Still plagued by "Agent communication error"

classic Classic list List threaded Threaded
4 messages Options
Reply | Threaded
Open this post in threaded view
|

Still plagued by "Agent communication error"

Martin Buchholz-3
We continue to see rare "Agent communication error" problems when running jtreg tests.
We believe something has gone wrong in the JDK under test, but we never get any details.
The failure is correlated with running specific tests, and specific JDKs.
Anecdotally, it appears to be more common with fastdebug JDKs.

A sample snippet:

TEST RESULT: Error. Agent communication error: java.net.SocketException: Broken pipe (Write failed); check console log for any additional details
Reply | Threaded
Open this post in threaded view
|

Re: Still plagued by "Agent communication error"

Alan Bateman
On 13/08/2019 23:39, Martin Buchholz wrote:

> We continue to see rare "Agent communication error" problems when
> running jtreg tests.
> We believe something has gone wrong in the JDK under test, but we
> never get any details.
> The failure is correlated with running specific tests, and specific JDKs.
> Anecdotally, it appears to be more common with fastdebug JDKs.
>
> A sample snippet:
>
> TEST RESULT: Error. Agent communication error:
> java.net.SocketException: Broken pipe (Write failed); check console
> log for any additional details
Are the agent VMs crashing? Maybe the fastdebug builds are hitting
asserts earlier than the crash with product bits. Have you looked at
hs_err logs or core files on the systems?

-Alan
Reply | Threaded
Open this post in threaded view
|

Re: Still plagued by "Agent communication error"

Martin Buchholz-3


On Tue, Aug 13, 2019 at 11:49 PM Alan Bateman <[hidden email]> wrote:
On 13/08/2019 23:39, Martin Buchholz wrote:
> We continue to see rare "Agent communication error" problems when
> running jtreg tests.
> We believe something has gone wrong in the JDK under test, but we
> never get any details.
> The failure is correlated with running specific tests, and specific JDKs.
> Anecdotally, it appears to be more common with fastdebug JDKs.
>
> A sample snippet:
>
> TEST RESULT: Error. Agent communication error:
> java.net.SocketException: Broken pipe (Write failed); check console
> log for any additional details
Are the agent VMs crashing? Maybe the fastdebug builds are hitting
asserts earlier than the crash with product bits. Have you looked at
hs_err logs or core files on the systems?

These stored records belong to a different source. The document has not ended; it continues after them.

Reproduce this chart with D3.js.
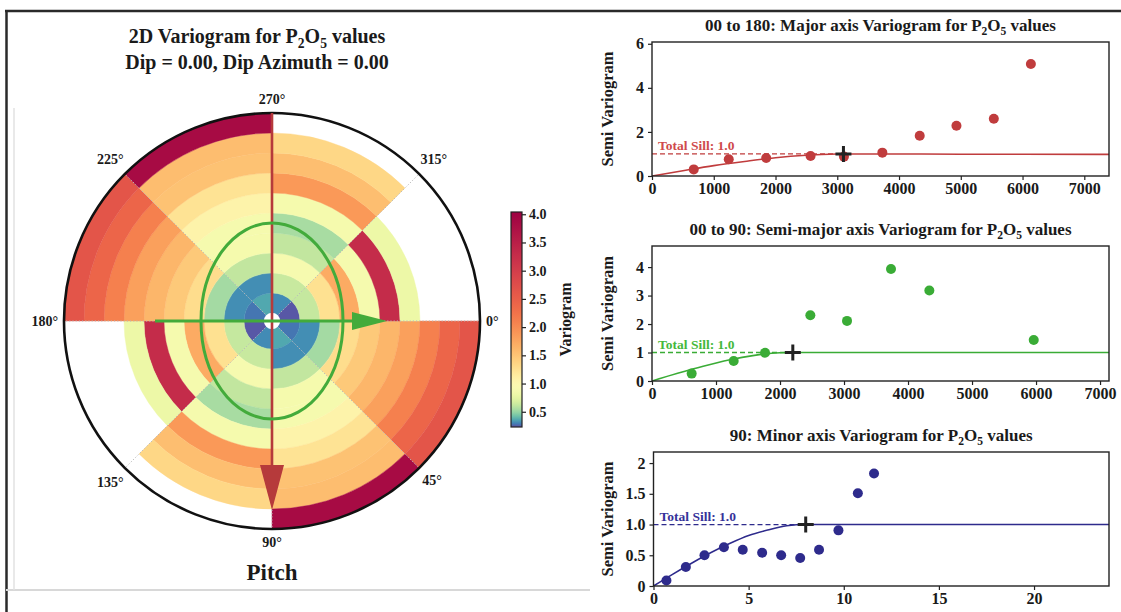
<!DOCTYPE html>
<html><head><meta charset="utf-8">
<script src="https://cdn.jsdelivr.net/npm/d3@7"></script>
<style>
body{margin:0;background:#fff;}
svg{display:block;}
text{font-family:"Liberation Serif","Times New Roman",serif;font-weight:bold;fill:#1a1a1a;}
</style>
</head><body>
<svg id="chart" width="1121" height="612"></svg>
<script>
// ---------------- DATA ----------------
// polar variogram map: sector start azimuths (clockwise from East) and ring values (lag bins outward)
const sectorStarts = [0, 45, 90, 135, 180, 225, 270, 315];
const rings_0_45    = [0.28, 0.315, 0.53, 1.28, 1.46, 1.62, 1.81, 2.10, 2.41, 2.63];
const rings_45_90   = [0.36, 0.315, 0.61, 0.87, 0.88, 1.05, 1.23, 1.52, 1.56, 3.85];
const rings_90_135  = [0.31, 0.63, 0.89, 0.61, 0.54, 0.87, 1.87, 1.55, 1.34];
const rings_135_180 = [0.24, 0.62, 1.25, 1.71, 0.88, 3.28, 0.80];
const rings_180_225 = rings_0_45;
const rings_225_270 = rings_45_90;
const rings_270_315 = rings_90_135;
const rings_315_360 = rings_135_180;
const sectorRings = [rings_0_45, rings_45_90, rings_90_135, rings_135_180,
                     rings_180_225, rings_225_270, rings_270_315, rings_315_360];
const angleLabels = ["0°", "45°", "90°", "135°", "180°", "225°", "270°", "315°"];
const colorDomain = [0.23, 4.04];
const colorTicks = [0.5, 1.0, 1.5, 2.0, 2.5, 3.0, 3.5, 4.0];
// anisotropy overlay (in lag-bin units)
const ellipseRadii = [3.55, 4.9];        // [horizontal, vertical]
const majorArrow = {from: [270, 10.4], to: [90, 9.45]};
const minorArrow = {from: [180, 5.85], to: [0, 5.75]};

// directional variograms
const majorLag   = [676, 1243, 1849, 2568, 3108, 3730, 4335, 4930, 5535, 6135];
const majorGamma = [0.30, 0.76, 0.82, 0.91, 0.88, 1.06, 1.83, 2.28, 2.60, 5.08];
const majorModelLag   = [0, 500, 1000, 1500, 2000, 2500, 3000, 3100, 4000, 5000, 6000, 7400];
const majorModelGamma = [0, 0.24, 0.47, 0.66, 0.83, 0.94, 0.995, 1.0, 1.0, 0.99, 0.985, 0.98];
const majorRange = [3100, 1.0];
const majorXTicks = [0, 1000, 2000, 3000, 4000, 5000, 6000, 7000];
const majorYTicks = [0, 2, 4, 6];
const majorYLabels = ["0", "2", "4", "6"];

const semiLag   = [620, 1276, 1766, 2474, 3047, 3734, 4333, 5964];
const semiGamma = [0.26, 0.70, 0.99, 2.31, 2.11, 3.93, 3.18, 1.44];
const semiModelLag   = [0, 400, 800, 1200, 1600, 2000, 2200, 7140];
const semiModelGamma = [0, 0.27, 0.52, 0.74, 0.90, 0.99, 1.0, 1.0];
const semiRange = [2200, 1.0];
const semiXTicks = [0, 1000, 2000, 3000, 4000, 5000, 6000, 7000];
const semiYTicks = [0, 1, 2, 3, 4];
const semiYLabels = ["0", "1", "2", "3", "4"];

const minorLag   = [0.68, 1.70, 2.68, 3.70, 4.69, 5.71, 6.71, 7.71, 8.70, 9.72, 10.74, 11.59];
const minorGamma = [0.09, 0.31, 0.50, 0.63, 0.59, 0.54, 0.50, 0.455, 0.59, 0.905, 1.51, 1.83];
const minorModelLag   = [0, 1, 2, 3, 4, 5, 6, 7, 8, 23.94];
const minorModelGamma = [0, 0.19, 0.37, 0.54, 0.69, 0.82, 0.91, 0.98, 1.0, 1.0];
const minorRange = [8.0, 1.0];
const minorXTicks = [0, 5, 10, 15, 20];
const minorYTicks = [0, 0.5, 1.0, 1.5, 2];
const minorYLabels = ["0", "0.5", "1.0", "1.5", "2"];

const totalSill = 1.0;

// ---------------- DRAW ----------------
const svg = d3.select("#chart");

// page frame
svg.append("line").attr("x1",5).attr("x2",1121).attr("y1",11).attr("y2",11).attr("stroke","#2a2a2a").attr("stroke-width",2.5);
svg.append("line").attr("x1",6.5).attr("x2",6.5).attr("y1",10).attr("y2",612).attr("stroke","#2a2a2a").attr("stroke-width",2.5);
svg.append("line").attr("x1",6).attr("x2",590).attr("y1",590).attr("y2",590).attr("stroke","#d8d8d8").attr("stroke-width",2);
svg.append("line").attr("x1",14).attr("x2",14).attr("y1",108).attr("y2",590).attr("stroke","#e2e2e2").attr("stroke-width",1.5);

// helper for subscript titles
function subTitle(g, x, y, size, parts) {
  const t = g.append("text").attr("x", x).attr("y", y).attr("text-anchor","middle").style("font-size", size+"px");
  parts.forEach(p => {
    const ts = t.append("tspan").text(p.t);
    if (p.sub) ts.attr("dy", size*0.25).style("font-size", (size*0.68)+"px");
    else if (p.after) ts.attr("dy", -size*0.25);
  });
  return t;
}

// ---- left title ----
subTitle(svg, 257, 43, 20, [{t:"2D Variogram for P"},{t:"2",sub:true},{t:"O",after:true},{t:"5",sub:true},{t:" values",after:true}]);
svg.append("text").attr("x",257).attr("y",69).attr("text-anchor","middle").style("font-size","20px").text("Dip = 0.00, Dip Azimuth = 0.00");

// ---- polar map ----
const cx = 272, cy = 321, R = 208;
const rS = d3.scaleLinear().domain([0, 10.4]).range([0, R]);
const logNorm = d3.scaleLog().domain(colorDomain).range([0, 1]).clamp(true);
const colorOf = v => d3.interpolateSpectral(1 - logNorm(v));
const pg = svg.append("g").attr("transform", `translate(${cx},${cy})`);
const arc = d3.arc();
const deg = Math.PI / 180;

sectorRings.forEach((vals, s) => {
  const a0 = (sectorStarts[s] + 90) * deg, a1 = a0 + 45 * deg;
  vals.forEach((v, i) => {
    pg.append("path")
      .attr("d", arc({innerRadius: rS(0.4 + i), outerRadius: rS(1.4 + i), startAngle: a0, endAngle: a1}))
      .attr("fill", colorOf(v)).attr("stroke", colorOf(v)).attr("stroke-width", 0.4);
  });
});

const polarXY = (thetaDeg, r) => [rS(r) * Math.cos(thetaDeg * deg), rS(r) * Math.sin(thetaDeg * deg)];

// dotted theta grid
sectorStarts.forEach(th => {
  const [x, y] = polarXY(th, 10.4);
  pg.append("line").attr("x1",0).attr("y1",0).attr("x2",x).attr("y2",y)
    .attr("stroke","#b8b8b8").attr("stroke-width",1).attr("stroke-dasharray","1.2,2");
});
// center hole
pg.append("circle").attr("r", rS(0.4)).attr("fill","#fff");

// outer circle
pg.append("circle").attr("r", R).attr("fill","none").attr("stroke","#111").attr("stroke-width",2.6);

// arrow helper
function arrow(a, color, width, headLen, headHalf) {
  const [x0, y0] = polarXY(a.from[0], a.from[1]);
  const [x1, y1] = polarXY(a.to[0], a.to[1]);
  const L = Math.hypot(x1-x0, y1-y0), ux = (x1-x0)/L, uy = (y1-y0)/L;
  const bx = x1 - ux*rS(headLen), by = y1 - uy*rS(headLen);
  pg.append("line").attr("x1",x0).attr("y1",y0).attr("x2",bx+ux*2).attr("y2",by+uy*2)
    .attr("stroke",color).attr("stroke-width",width);
  const h = rS(headHalf);
  pg.append("path").attr("d", `M${x1},${y1}L${bx - uy*h},${by + ux*h}L${bx + uy*h},${by - ux*h}Z`).attr("fill",color);
}
arrow(majorArrow, "#b63a3b", 2.6, 2.25, 0.6);
pg.append("ellipse").attr("rx", rS(ellipseRadii[0])).attr("ry", rS(ellipseRadii[1]))
  .attr("fill","none").attr("stroke","#43ab3b").attr("stroke-width",3);
arrow(minorArrow, "#43ab3b", 3, 1.75, 0.45);

// angle labels
angleLabels.forEach((lab, i) => {
  const th = sectorStarts[i];
  const t = pg.append("text").style("font-size","14px").attr("text-anchor","middle").attr("dominant-baseline","central").text(lab);
  const bb = t.node().getBBox();
  const c = Math.cos(th*deg), s = Math.sin(th*deg);
  const rr = 216 + Math.abs(c)*bb.width/2 + Math.abs(s)*bb.height/2 - 2;
  t.attr("x", rr*c).attr("y", rr*s);
});
svg.append("text").attr("x", cx).attr("y", 580).attr("text-anchor","middle").style("font-size","23px").text("Pitch");

// ---- colorbar ----
const cbX = 511, cbW = 11;
const cbY = d3.scaleLinear().domain(colorDomain).range([427, 212]);
const defs = svg.append("defs");
const grad = defs.append("linearGradient").attr("id","cbgrad").attr("x1",0).attr("y1",1).attr("x2",0).attr("y2",0);
d3.range(0, 61).forEach(i => {
  const v = colorDomain[0] + (colorDomain[1]-colorDomain[0]) * i / 60;
  grad.append("stop").attr("offset", (i/60)).attr("stop-color", colorOf(v));
});
svg.append("rect").attr("x",cbX).attr("y",cbY(colorDomain[1])).attr("width",cbW)
  .attr("height", cbY(colorDomain[0]) - cbY(colorDomain[1])).attr("fill","url(#cbgrad)")
  .attr("stroke","#222").attr("stroke-width",1.2);
const cbAxis = svg.append("g").attr("transform",`translate(${cbX+cbW},0)`)
  .call(d3.axisRight(cbY).tickValues(colorTicks).tickFormat(d3.format(".1f")).tickSize(4).tickPadding(3));
cbAxis.select(".domain").remove();
cbAxis.selectAll("line").attr("stroke","#222").attr("stroke-width",1.2);
cbAxis.selectAll("text").style("font-size","14px").attr("fill","#1a1a1a")
  .style("font-family",'"Liberation Serif","Times New Roman",serif').style("font-weight","bold");
svg.append("text").attr("transform",`translate(571,${(cbY(colorDomain[0])+cbY(colorDomain[1]))/2}) rotate(-90)`)
  .attr("text-anchor","middle").style("font-size","16px").text("Variogram");

// ---- directional variogram panels ----
const panels = [
  {title:"00 to 180: Major axis Variogram for P", left:652, top:42, bottom:176, xMax:7400, yMax:6.08,
   xTicks:majorXTicks, yTicks:majorYTicks, yLabels:majorYLabels, lag:majorLag, gamma:majorGamma,
   mLag:majorModelLag, mGamma:majorModelGamma, range:majorRange, color:"#c03c3d", textColor:"#cf4a4c"},
  {title:"00 to 90: Semi-major axis Variogram for P", left:652, top:246, bottom:381, xMax:7140, yMax:4.74,
   xTicks:semiXTicks, yTicks:semiYTicks, yLabels:semiYLabels, lag:semiLag, gamma:semiGamma,
   mLag:semiModelLag, mGamma:semiModelGamma, range:semiRange, color:"#3aac36", textColor:"#45b83c"},
  {title:"90: Minor axis Variogram for P", left:653.5, top:452, bottom:586, xMax:23.94, yMax:2.18,
   xTicks:minorXTicks, yTicks:minorYTicks, yLabels:minorYLabels, lag:minorLag, gamma:minorGamma,
   mLag:minorModelLag, mGamma:minorModelGamma, range:minorRange, color:"#2e2b8c", textColor:"#35329a"}
];
const right = 1109;

panels.forEach(p => {
  const g = svg.append("g");
  const x = d3.scaleLinear().domain([0, p.xMax]).range([p.left, right]);
  const y = d3.scaleLinear().domain([0, p.yMax]).range([p.bottom, p.top]);

  // title
  subTitle(g, (p.left + right)/2, p.top - 11, 17, [{t:p.title},{t:"2",sub:true},{t:"O",after:true},{t:"5",sub:true},{t:" values",after:true}]);

  // axes
  const xa = g.append("g").attr("transform",`translate(0,${p.bottom})`)
    .call(d3.axisBottom(x).tickValues(p.xTicks).tickFormat(d3.format("d")).tickSize(4).tickPadding(3));
  const ya = g.append("g").attr("transform",`translate(${p.left},0)`)
    .call(d3.axisLeft(y).tickValues(p.yTicks).tickFormat((d,i) => p.yLabels[i]).tickSize(4).tickPadding(4));
  [xa, ya].forEach(a => {
    a.select(".domain").remove();
    a.selectAll("line").attr("stroke","#222").attr("stroke-width",1.2);
    a.selectAll("text").style("font-size","16px").attr("fill","#1a1a1a")
      .style("font-family",'"Liberation Serif","Times New Roman",serif').style("font-weight","bold");
  });

  const clipId = "clip" + p.top;
  defs.append("clipPath").attr("id", clipId).append("rect")
    .attr("x", p.left).attr("y", p.top).attr("width", right - p.left).attr("height", p.bottom - p.top);
  const inner = g.append("g").attr("clip-path", `url(#${clipId})`);

  // model curve
  const line = d3.line().x(d => x(d[0])).y(d => y(d[1])).curve(d3.curveMonotoneX);
  inner.append("path").attr("d", line(p.mLag.map((l,i) => [l, p.mGamma[i]])))
    .attr("fill","none").attr("stroke",p.color).attr("stroke-width",1.6);
  // sill dashed
  inner.append("line").attr("x1",x(0)).attr("x2",x(p.range[0])).attr("y1",y(totalSill)).attr("y2",y(totalSill))
    .attr("stroke",p.color).attr("stroke-width",1.3).attr("stroke-dasharray","5,3");
  g.append("text").attr("x", p.left + 6).attr("y", y(totalSill) - 4).style("font-size","13.5px")
    .attr("fill", p.textColor).style("fill", p.textColor).text("Total Sill: " + totalSill.toFixed(1));

  // experimental points
  inner.selectAll("circle.pt").data(p.lag.map((l,i) => [l, p.gamma[i]])).enter().append("circle")
    .attr("cx", d => x(d[0])).attr("cy", d => y(d[1])).attr("r", 5).attr("fill", p.color);

  // range marker
  const px = x(p.range[0]), py = y(p.range[1]);
  inner.append("path").attr("d", `M${px-8},${py}H${px+8}M${px},${py-8}V${py+8}`)
    .attr("stroke","#222").attr("stroke-width",3);

  // frame
  g.append("rect").attr("x",p.left).attr("y",p.top).attr("width",right-p.left).attr("height",p.bottom-p.top)
    .attr("fill","none").attr("stroke","#222").attr("stroke-width",1.4);

  // y label
  g.append("text").attr("transform",`translate(613,${(p.top+p.bottom)/2}) rotate(-90)`)
    .attr("text-anchor","middle").style("font-size","16.5px").text("Semi Variogram");
});
</script>
</body></html>
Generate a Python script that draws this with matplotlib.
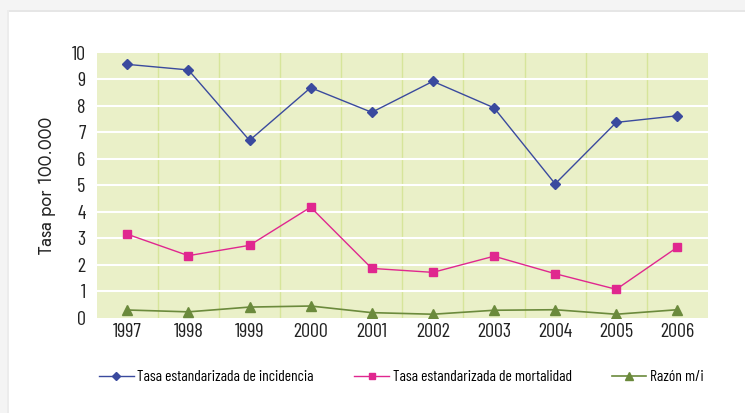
import matplotlib.pyplot as plt
from matplotlib import font_manager
from matplotlib.patches import Rectangle

years = ['1997', '1998', '1999', '2000', '2001', '2002', '2003', '2004', '2005', '2006']
incidencia = [9.56, 9.35, 6.69, 8.68, 7.75, 8.92, 7.92, 5.05, 7.37, 7.62]
mortalidad = [3.15, 2.34, 2.73, 4.17, 1.86, 1.71, 2.32, 1.66, 1.07, 2.66]
razon = [0.29, 0.22, 0.40, 0.44, 0.19, 0.13, 0.28, 0.30, 0.13, 0.30]

labels = ['Tasa estandarizada de incidencia',
          'Tasa estandarizada de mortalidad',
          'Razón m/i']


def find_font(*candidates):
    # first installed file whose name matches, else None
    files = [f.fname for f in font_manager.fontManager.ttflist]
    for c in candidates:
        for fn in files:
            if fn.split('/')[-1].lower() == c.lower():
                return fn
    return None


cond_file = find_font('BarlowCondensed-Regular.ttf', 'DejaVuSansCondensed.ttf')
geo_file = find_font('Jost[wght].ttf', 'Jost-Regular.ttf', 'Lato-Regular.ttf')


def fp(fname, size):
    if fname:
        return font_manager.FontProperties(fname=fname, size=size)
    return font_manager.FontProperties(family='DejaVu Sans', size=size)


fig = plt.figure(figsize=(7.45, 4.13), dpi=100)
fig.patch.set_facecolor('white')

# soft grey frame along the top and left edges
fig.patches.append(Rectangle((0, 0.975), 1, 0.025, transform=fig.transFigure,
                             facecolor='#f4f4f4', edgecolor='none', zorder=0))
fig.patches.append(Rectangle((0, 0), 0.011, 1, transform=fig.transFigure,
                             facecolor='#f4f4f4', edgecolor='none', zorder=0))
fig.patches.append(Rectangle((0.011, 0.972), 0.989, 0.004, transform=fig.transFigure,
                             facecolor='#e6e6e6', edgecolor='none', zorder=0))
fig.patches.append(Rectangle((0.009, 0), 0.003, 0.975, transform=fig.transFigure,
                             facecolor='#ececec', edgecolor='none', zorder=0))

ax = fig.add_axes([0.1298, 0.2308, 0.8205, 0.6416])
ax.set_facecolor('#eaf0c8')
x = list(range(len(years)))

# vertical separators between years and white horizontal grid
for b in range(1, len(years)):
    ax.axvline(b - 0.5, color='#d6e59a', linewidth=1.0, zorder=1)
for h in range(1, 10):
    ax.axhline(h, color='white', linewidth=1.5, zorder=1)

ax.plot(x, incidencia, color='#3a4a9e', linewidth=1.0, marker='D', markersize=5,
        label=labels[0], zorder=3)
ax.plot(x, mortalidad, color='#e0278f', linewidth=1.0, marker='s', markersize=5.5,
        label=labels[1], zorder=3)
ax.plot(x, razon, color='#6b8a3c', linewidth=1.2, marker='^', markersize=6.5,
        label=labels[2], zorder=3)

ax.set_xlim(-0.5, len(years) - 0.5)
ax.set_ylim(0, 10)
ax.set_xticks(x)
ax.set_xticklabels(years, fontproperties=fp(cond_file, 14.5), color='#222222')
ax.set_yticks(range(0, 11))
ax.set_yticklabels([str(v) for v in range(0, 11)], fontproperties=fp(cond_file, 14.5),
                   color='#222222')
ax.tick_params(axis='y', length=0, pad=8)
ax.tick_params(axis='x', length=0, pad=4)
for s in ax.spines.values():
    s.set_visible(False)

ax.set_ylabel('Tasa por 100.000', fontproperties=fp(geo_file, 13), color='#222222',
              labelpad=11)

fig.legend(loc='center', bbox_to_anchor=(0.539, 0.087), ncol=3, frameon=False,
           prop=fp(cond_file, 11.2), handlelength=2.2, markerscale=0.9,
           columnspacing=2.6, handletextpad=0.25)

fig.savefig('out.png', dpi=100)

It's not so easy for us to get hs_err log files; we only get jtreg stdout/stderr.
While we could/should improve our infrastructure ...
jtreg provides helpful diagnostics in other cases, e.g. thread dump on test timeout, so it would be good to be helpful even when communication with the agent breaks down.  Maybe jtreg should use one of those VM flags to get agent VMs to send failure data to stderr?
 
Reply | Threaded
Open this post in threaded view
|

Re: Still plagued by "Agent communication error"

Martin Buchholz-3
Here's another way to look at it:  We have a failure to communicate with an agent process. That's probably a subprocess.  It probably died with some serious error, a hotspot crash or OOM.  Probably the agent process printed something helpful to stderr before it terminated.  What happened to that output?  The failure is probably related to whatever test it was supposed to be running at the time, so I'd want that information in e.g. the jtr file.

On Wed, Aug 14, 2019 at 12:28 AM Martin Buchholz <[hidden email]> wrote:


On Tue, Aug 13, 2019 at 11:49 PM Alan Bateman <[hidden email]> wrote:
On 13/08/2019 23:39, Martin Buchholz wrote:
> We continue to see rare "Agent communication error" problems when
> running jtreg tests.
> We believe something has gone wrong in the JDK under test, but we
> never get any details.
> The failure is correlated with running specific tests, and specific JDKs.
> Anecdotally, it appears to be more common with fastdebug JDKs.
>
> A sample snippet:
>
> TEST RESULT: Error. Agent communication error:
> java.net.SocketException: Broken pipe (Write failed); check console
> log for any additional details
Are the agent VMs crashing? Maybe the fastdebug builds are hitting
asserts earlier than the crash with product bits. Have you looked at
hs_err logs or core files on the systems?

It's not so easy for us to get hs_err log files; we only get jtreg stdout/stderr.
While we could/should improve our infrastructure ...
jtreg provides helpful diagnostics in other cases, e.g. thread dump on test timeout, so it would be good to be helpful even when communication with the agent breaks down.  Maybe jtreg should use one of those VM flags to get agent VMs to send failure data to stderr?